The dome dissolved into a screaming lattice of dust and static. The vibrant green and brown of the living architecture bled into the harsh, digital noise of its own erasure. The process cascaded inward. Woven habitats, fungal light sources, and the intricate root systems that served as the village’s foundation were unwritten from reality. They became a brief, shrieking visual of overlapping, contradictory states before vanishing completely.
Inside, the 200 inhabitants met the same fate. They were not killed; they were nullified. Their bodies, complex symphonies of biological processes, were subjected to a command that insisted they were a flawed equation. They flickered, their forms tearing into ghostly, overlapping images of flesh and geometric crystal, and then they were gone.
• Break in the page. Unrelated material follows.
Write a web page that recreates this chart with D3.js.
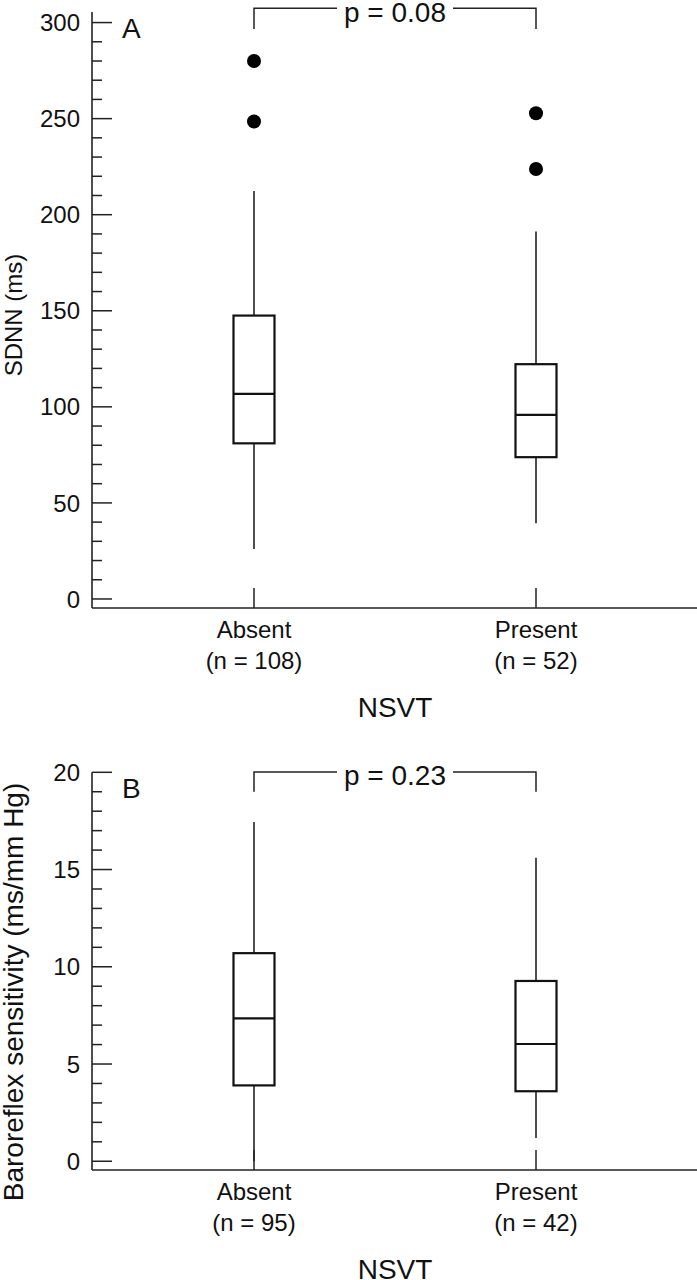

The sensor feed on Orrin’s console was brutally efficient. Life signs: zero.
The entire event lasted less than ten seconds. Where the dome had been, there was now only a circular patch of barren, sterilized ground, shimmering with the faint, residual after-image of the weaponized schism static. The air above it crackled with a faint, clean hiss, the sound of a wound in the world.
On the bridge of the Inference, the silence returned, heavier than before. Orrin stared at the blank space on the targeting map. He had followed the procedure. The numbers were all correct. He felt a cold hollowness spread through his chest, an emptiness that had nothing to do with the vacuum outside.
— Data recording complete, — he reported. His throat was dry. — The test was successful.
Valberg’s voice returned, as calm and unaffected as if Orrin had just confirmed a routine course correction. — Excellent. Package the recording. Full telemetry and visual. You will broadcast it on the Directorate’s emergency channel.
Orrin’s hands felt clumsy on the console. He was no longer a technician. He was an accomplice, a producer of evidence for a war crime. He isolated the footage—the silent, horrifying unmaking of Epsilon-9—and embedded it in a broadcast packet.
— Message to accompany the footage, Director? — Orrin asked, the formality a thin shield against the reality of his actions.
— Yes, — Valberg replied. The pause was brief, calculated. — Text only. ‘Surrender the composer.’
The order was given. The atrocity was now a threat. Orrin executed the command, sending the message out across the system. He had just helped turn a work of art into an instrument of genocide, and then used the recording as a hostage note. The axis of his world, once governed by the clean logic of physics, had just tilted into a state of pure, weaponized force.
Far away, in the living, breathing heart of The Loom, the message arrived. On a screen woven from fungal threads, the Gatherer High Command watched the silent footage. They saw the dome, a place of life and harmony, dissolve into a shriek of static. They saw the life signs vanish. They read the five words that followed. The chamber, usually filled with the low hum of the Planetary Canticle, fell into a profound and terrible silence. It was the silence of shock, of grief, and of a rage so deep it felt like the planet itself was holding its breath. The war was no longer a conflict of ideas. It was now a matter of survival against an enemy who would unwrite their existence to prove a point.
The hunt for Jian Li was no longer about securing a prophet. It was now a terrified, desperate race to disarm a god.
Aboard the Inference, Orrin leaned back in his chair, the blue light of the console feeling like an accusation. The ship began to move, pulling away from the scene of its perfect, orderly crime.
The quiet hum of the bridge felt like a held breath.
The air was still.
Now they had to see if the world would break under the weight of his ultimatum.